• _Set exercise_
Gather the lines that hold the string "chart".

=== Provided data ===

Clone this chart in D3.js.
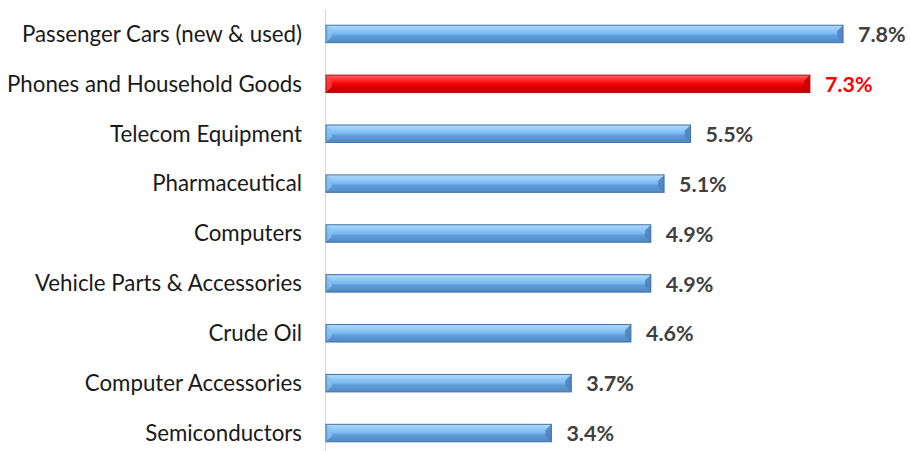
<!DOCTYPE html>
<html>
<head>
<meta charset="utf-8">
<script src="https://cdn.jsdelivr.net/npm/d3@7"></script>
<style>
  html, body { margin: 0; padding: 0; background: #ffffff; }
  svg { display: block; }
</style>
</head>
<body>
<svg id="chart" width="910" height="451"></svg>
<script>
// Share of the category, percent
const categories = [
  "Passenger Cars (new & used)",
  "Phones and Household Goods",
  "Telecom Equipment",
  "Pharmaceutical",
  "Computers",
  "Vehicle Parts & Accessories",
  "Crude Oil",
  "Computer Accessories",
  "Semiconductors"
];
const values = [7.8, 7.3, 5.5, 5.1, 4.9, 4.9, 4.6, 3.7, 3.4];
const valueLabels = ["7.8%", "7.3%", "5.5%", "5.1%", "4.9%", "4.9%", "4.6%", "3.7%", "3.4%"];
const highlighted = ["Phones and Household Goods"];

const svg = d3.select("#chart");
const W = 910, H = 451;

const x = d3.scaleLinear().domain([0, 8]).range([326, 856.3]);
const y = d3.scaleBand().domain(categories).range([9, 458])
  .paddingInner(0.65).paddingOuter(0.325);

const defs = svg.append("defs");
function gradient(id, stops) {
  const g = defs.append("linearGradient").attr("id", id)
    .attr("x1", 0).attr("y1", 0).attr("x2", 0).attr("y2", 1);
  stops.forEach(([o, c]) => g.append("stop").attr("offset", o).attr("stop-color", c));
}
gradient("gBlue", [[0, "#b2dafb"], [0.25, "#94cbf7"], [0.5, "#76b7f0"], [0.6, "#609ed9"], [1, "#5088c2"]]);
gradient("gRed", [[0, "#ff6a6a"], [0.25, "#ff3030"], [0.5, "#ff0000"], [0.6, "#e00000"], [1, "#b80000"]]);

const palette = {
  blue: { fill: "url(#gBlue)", stroke: "#4272a6", end: "#4f84bd", start: "#86c0f2" },
  red:  { fill: "url(#gRed)",  stroke: "#b01010", end: "#c40000", start: "#ff4040" }
};

// category axis line
svg.append("line")
  .attr("x1", x(0) - 0.5).attr("x2", x(0) - 0.5)
  .attr("y1", 10).attr("y2", H)
  .attr("stroke", "#d9d9d9").attr("stroke-width", 1.2);

const rows = svg.append("g").selectAll("g")
  .data(categories.map((c, i) => ({ c, v: values[i], label: valueLabels[i], hi: highlighted.includes(c) })))
  .join("g");

rows.each(function (d) {
  const g = d3.select(this);
  const p = d.hi ? palette.red : palette.blue;
  const x0 = x(0), x1 = x(d.v), y0 = y(d.c), h = y.bandwidth(), b = Math.min(6, h / 3);
  g.append("rect")
    .attr("x", x0).attr("y", y0).attr("width", x1 - x0).attr("height", h)
    .attr("fill", p.fill);
  // bevelled ends
  g.append("polygon")
    .attr("points", [[x0, y0], [x0 + b, y0 + b], [x0 + b, y0 + h - b], [x0, y0 + h]].join(" "))
    .attr("fill", p.start).attr("opacity", 0.8);
  g.append("polygon")
    .attr("points", [[x1, y0], [x1 - b, y0 + b], [x1 - b, y0 + h - b], [x1, y0 + h]].join(" "))
    .attr("fill", p.end).attr("opacity", 0.9);
  g.append("rect")
    .attr("x", x0).attr("y", y0).attr("width", x1 - x0).attr("height", h)
    .attr("fill", "none").attr("stroke", p.stroke).attr("stroke-width", 1);

  g.append("text")
    .attr("x", 302).attr("y", y0 + h / 2)
    .attr("dy", "0.35em").attr("text-anchor", "end")
    .attr("font-family", "Lato, 'Open Sans', sans-serif")
    .attr("font-size", 22.3).attr("fill", "#1a1a1a")
    .text(d.c);

  g.append("text")
    .attr("x", x1 + 15).attr("y", y0 + h / 2)
    .attr("dy", "0.38em")
    .attr("font-family", "Lato, 'Open Sans', sans-serif")
    .attr("font-weight", "bold")
    .attr("font-size", 21.5)
    .attr("fill", d.hi ? "#ff0000" : "#404040")
    .text(d.label);
});
</script>
</body>
</html>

===

• _Solution for this task_
Clone this chart in D3.js.
<svg id="chart" width="910" height="451"></svg>
const svg = d3.select("#chart");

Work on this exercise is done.